▶ _Dataset excerpt_:

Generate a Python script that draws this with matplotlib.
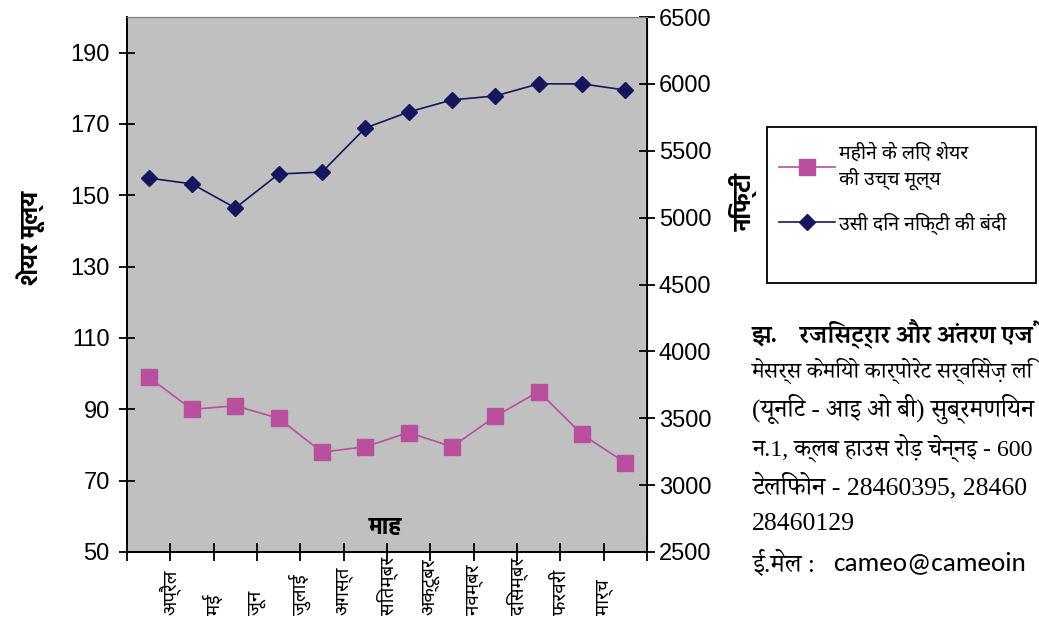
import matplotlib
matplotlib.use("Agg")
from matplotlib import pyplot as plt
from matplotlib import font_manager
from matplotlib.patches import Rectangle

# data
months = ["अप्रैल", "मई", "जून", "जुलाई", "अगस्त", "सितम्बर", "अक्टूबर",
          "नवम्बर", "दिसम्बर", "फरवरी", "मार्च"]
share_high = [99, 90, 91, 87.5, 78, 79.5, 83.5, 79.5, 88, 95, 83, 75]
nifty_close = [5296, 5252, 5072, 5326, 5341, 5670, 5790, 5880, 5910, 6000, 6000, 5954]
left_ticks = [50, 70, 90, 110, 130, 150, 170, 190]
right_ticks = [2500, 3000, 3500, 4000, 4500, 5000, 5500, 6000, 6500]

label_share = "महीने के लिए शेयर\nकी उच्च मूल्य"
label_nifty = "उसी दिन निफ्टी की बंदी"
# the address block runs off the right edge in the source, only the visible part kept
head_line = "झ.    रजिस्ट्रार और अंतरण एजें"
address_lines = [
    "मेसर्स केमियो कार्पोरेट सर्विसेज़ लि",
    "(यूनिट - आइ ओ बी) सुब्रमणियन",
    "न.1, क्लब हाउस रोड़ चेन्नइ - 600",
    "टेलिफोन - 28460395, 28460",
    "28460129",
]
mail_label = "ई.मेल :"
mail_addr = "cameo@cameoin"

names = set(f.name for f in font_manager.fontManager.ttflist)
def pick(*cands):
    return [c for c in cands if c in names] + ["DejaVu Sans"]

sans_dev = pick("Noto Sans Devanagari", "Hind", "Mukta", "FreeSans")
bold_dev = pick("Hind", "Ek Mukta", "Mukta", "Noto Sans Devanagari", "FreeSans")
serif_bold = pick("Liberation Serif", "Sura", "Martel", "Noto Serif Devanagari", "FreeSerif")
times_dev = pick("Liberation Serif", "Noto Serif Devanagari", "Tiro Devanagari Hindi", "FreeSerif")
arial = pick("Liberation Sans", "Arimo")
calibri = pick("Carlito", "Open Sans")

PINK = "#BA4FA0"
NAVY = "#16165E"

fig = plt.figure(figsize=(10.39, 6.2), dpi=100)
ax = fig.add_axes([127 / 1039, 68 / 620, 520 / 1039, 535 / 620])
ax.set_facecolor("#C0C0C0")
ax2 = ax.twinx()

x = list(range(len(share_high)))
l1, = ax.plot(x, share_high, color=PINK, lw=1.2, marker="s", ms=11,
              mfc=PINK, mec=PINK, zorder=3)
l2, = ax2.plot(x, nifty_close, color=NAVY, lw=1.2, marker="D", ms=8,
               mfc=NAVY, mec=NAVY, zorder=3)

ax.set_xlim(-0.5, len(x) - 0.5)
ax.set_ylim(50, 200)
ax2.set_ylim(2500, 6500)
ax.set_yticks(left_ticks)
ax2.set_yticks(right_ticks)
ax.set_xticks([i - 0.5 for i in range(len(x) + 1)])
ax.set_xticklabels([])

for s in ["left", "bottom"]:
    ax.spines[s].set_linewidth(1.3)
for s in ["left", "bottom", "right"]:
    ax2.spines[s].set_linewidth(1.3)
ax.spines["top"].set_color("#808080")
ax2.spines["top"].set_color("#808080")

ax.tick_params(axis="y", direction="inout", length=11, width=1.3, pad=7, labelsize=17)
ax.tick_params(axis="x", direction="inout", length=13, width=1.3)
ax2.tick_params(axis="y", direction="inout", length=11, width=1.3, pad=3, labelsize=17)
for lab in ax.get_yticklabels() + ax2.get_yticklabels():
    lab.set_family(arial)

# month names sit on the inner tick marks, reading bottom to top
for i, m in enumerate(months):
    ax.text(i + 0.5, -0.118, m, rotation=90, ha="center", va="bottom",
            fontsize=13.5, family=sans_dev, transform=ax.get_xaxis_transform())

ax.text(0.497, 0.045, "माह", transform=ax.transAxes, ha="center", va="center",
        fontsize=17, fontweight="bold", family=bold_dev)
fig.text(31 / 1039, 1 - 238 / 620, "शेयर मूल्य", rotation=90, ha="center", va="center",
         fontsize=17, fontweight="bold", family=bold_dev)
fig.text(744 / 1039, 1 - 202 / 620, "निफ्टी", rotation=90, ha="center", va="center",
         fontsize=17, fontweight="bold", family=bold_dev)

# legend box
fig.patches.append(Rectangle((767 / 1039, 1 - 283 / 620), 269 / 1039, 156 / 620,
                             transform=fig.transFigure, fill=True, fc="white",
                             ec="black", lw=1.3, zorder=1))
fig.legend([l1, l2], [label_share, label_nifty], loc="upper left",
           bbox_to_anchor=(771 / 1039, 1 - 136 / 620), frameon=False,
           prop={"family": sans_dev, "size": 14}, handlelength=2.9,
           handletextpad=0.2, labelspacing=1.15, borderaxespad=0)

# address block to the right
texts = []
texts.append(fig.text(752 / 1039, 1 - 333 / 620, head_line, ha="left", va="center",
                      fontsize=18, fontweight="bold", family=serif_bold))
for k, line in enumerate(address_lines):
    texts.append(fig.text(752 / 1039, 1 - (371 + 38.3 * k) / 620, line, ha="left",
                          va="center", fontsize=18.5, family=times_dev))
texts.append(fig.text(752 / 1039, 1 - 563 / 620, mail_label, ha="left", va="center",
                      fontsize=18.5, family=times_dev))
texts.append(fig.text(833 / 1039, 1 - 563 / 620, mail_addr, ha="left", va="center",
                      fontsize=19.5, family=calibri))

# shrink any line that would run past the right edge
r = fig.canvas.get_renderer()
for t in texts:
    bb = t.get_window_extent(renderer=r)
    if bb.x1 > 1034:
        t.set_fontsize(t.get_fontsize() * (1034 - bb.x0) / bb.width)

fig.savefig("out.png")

▶ _Written exercise_:
Write out the material above once more, exactly as it reads, with no pictures.

▶ _Result of the exercise_:
Generate a Python script that draws this with matplotlib.
import matplotlib
matplotlib.use("Agg")
from matplotlib import pyplot as plt
from matplotlib import font_manager
from matplotlib.patches import Rectangle

# data
months = ["अप्रैल", "मई", "जून", "जुलाई", "अगस्त", "सितम्बर", "अक्टूबर",
          "नवम्बर", "दिसम्बर", "फरवरी", "मार्च"]
share_high = [99, 90, 91, 87.5, 78, 79.5, 83.5, 79.5, 88, 95, 83, 75]
nifty_close = [5296, 5252, 5072, 5326, 5341, 5670, 5790, 5880, 5910, 6000, 6000, 5954]
left_ticks = [50, 70, 90, 110, 130, 150, 170, 190]
right_ticks = [2500, 3000, 3500, 4000, 4500, 5000, 5500, 6000, 6500]

label_share = "महीने के लिए शेयर\nकी उच्च मूल्य"
label_nifty = "उसी दिन निफ्टी की बंदी"
# the address block runs off the right edge in the source, only the visible part kept
head_line = "झ.    रजिस्ट्रार और अंतरण एजें"
address_lines = [
    "मेसर्स केमियो कार्पोरेट सर्विसेज़ लि",
    "(यूनिट - आइ ओ बी) सुब्रमणियन",
    "न.1, क्लब हाउस रोड़ चेन्नइ - 600",
    "टेलिफोन - 28460395, 28460",
    "28460129",
]
mail_label = "ई.मेल :"
mail_addr = "cameo@cameoin"

names = set(f.name for f in font_manager.fontManager.ttflist)
def pick(*cands):
    return [c for c in cands if c in names] + ["DejaVu Sans"]

sans_dev = pick("Noto Sans Devanagari", "Hind", "Mukta", "FreeSans")
bold_dev = pick("Hind", "Ek Mukta", "Mukta", "Noto Sans Devanagari", "FreeSans")
serif_bold = pick("Liberation Serif", "Sura", "Martel", "Noto Serif Devanagari", "FreeSerif")
times_dev = pick("Liberation Serif", "Noto Serif Devanagari", "Tiro Devanagari Hindi", "FreeSerif")
arial = pick("Liberation Sans", "Arimo")
calibri = pick("Carlito", "Open Sans")

PINK = "#BA4FA0"
NAVY = "#16165E"

fig = plt.figure(figsize=(10.39, 6.2), dpi=100)
ax = fig.add_axes([127 / 1039, 68 / 620, 520 / 1039, 535 / 620])
ax.set_facecolor("#C0C0C0")
ax2 = ax.twinx()

x = list(range(len(share_high)))
l1, = ax.plot(x, share_high, color=PINK, lw=1.2, marker="s", ms=11,
              mfc=PINK, mec=PINK, zorder=3)
l2, = ax2.plot(x, nifty_close, color=NAVY, lw=1.2, marker="D", ms=8,
               mfc=NAVY, mec=NAVY, zorder=3)

ax.set_xlim(-0.5, len(x) - 0.5)
ax.set_ylim(50, 200)
ax2.set_ylim(2500, 6500)
ax.set_yticks(left_ticks)
ax2.set_yticks(right_ticks)
ax.set_xticks([i - 0.5 for i in range(len(x) + 1)])
ax.set_xticklabels([])

for s in ["left", "bottom"]:
    ax.spines[s].set_linewidth(1.3)
for s in ["left", "bottom", "right"]:
    ax2.spines[s].set_linewidth(1.3)
ax.spines["top"].set_color("#808080")
ax2.spines["top"].set_color("#808080")

ax.tick_params(axis="y", direction="inout", length=11, width=1.3, pad=7, labelsize=17)
ax.tick_params(axis="x", direction="inout", length=13, width=1.3)
ax2.tick_params(axis="y", direction="inout", length=11, width=1.3, pad=3, labelsize=17)
for lab in ax.get_yticklabels() + ax2.get_yticklabels():
    lab.set_family(arial)

# month names sit on the inner tick marks, reading bottom to top
for i, m in enumerate(months):
    ax.text(i + 0.5, -0.118, m, rotation=90, ha="center", va="bottom",
            fontsize=13.5, family=sans_dev, transform=ax.get_xaxis_transform())

ax.text(0.497, 0.045, "माह", transform=ax.transAxes, ha="center", va="center",
        fontsize=17, fontweight="bold", family=bold_dev)
fig.text(31 / 1039, 1 - 238 / 620, "शेयर मूल्य", rotation=90, ha="center", va="center",
         fontsize=17, fontweight="bold", family=bold_dev)
fig.text(744 / 1039, 1 - 202 / 620, "निफ्टी", rotation=90, ha="center", va="center",
         fontsize=17, fontweight="bold", family=bold_dev)

# legend box
fig.patches.append(Rectangle((767 / 1039, 1 - 283 / 620), 269 / 1039, 156 / 620,
                             transform=fig.transFigure, fill=True, fc="white",
                             ec="black", lw=1.3, zorder=1))
fig.legend([l1, l2], [label_share, label_nifty], loc="upper left",
           bbox_to_anchor=(771 / 1039, 1 - 136 / 620), frameon=False,
           prop={"family": sans_dev, "size": 14}, handlelength=2.9,
           handletextpad=0.2, labelspacing=1.15, borderaxespad=0)

# address block to the right
texts = []
texts.append(fig.text(752 / 1039, 1 - 333 / 620, head_line, ha="left", va="center",
                      fontsize=18, fontweight="bold", family=serif_bold))
for k, line in enumerate(address_lines):
    texts.append(fig.text(752 / 1039, 1 - (371 + 38.3 * k) / 620, line, ha="left",
                          va="center", fontsize=18.5, family=times_dev))
texts.append(fig.text(752 / 1039, 1 - 563 / 620, mail_label, ha="left", va="center",
                      fontsize=18.5, family=times_dev))
texts.append(fig.text(833 / 1039, 1 - 563 / 620, mail_addr, ha="left", va="center",
                      fontsize=19.5, family=calibri))

# shrink any line that would run past the right edge
r = fig.canvas.get_renderer()
for t in texts:
    bb = t.get_window_extent(renderer=r)
    if bb.x1 > 1034:
        t.set_fontsize(t.get_fontsize() * (1034 - bb.x0) / bb.width)

fig.savefig("out.png")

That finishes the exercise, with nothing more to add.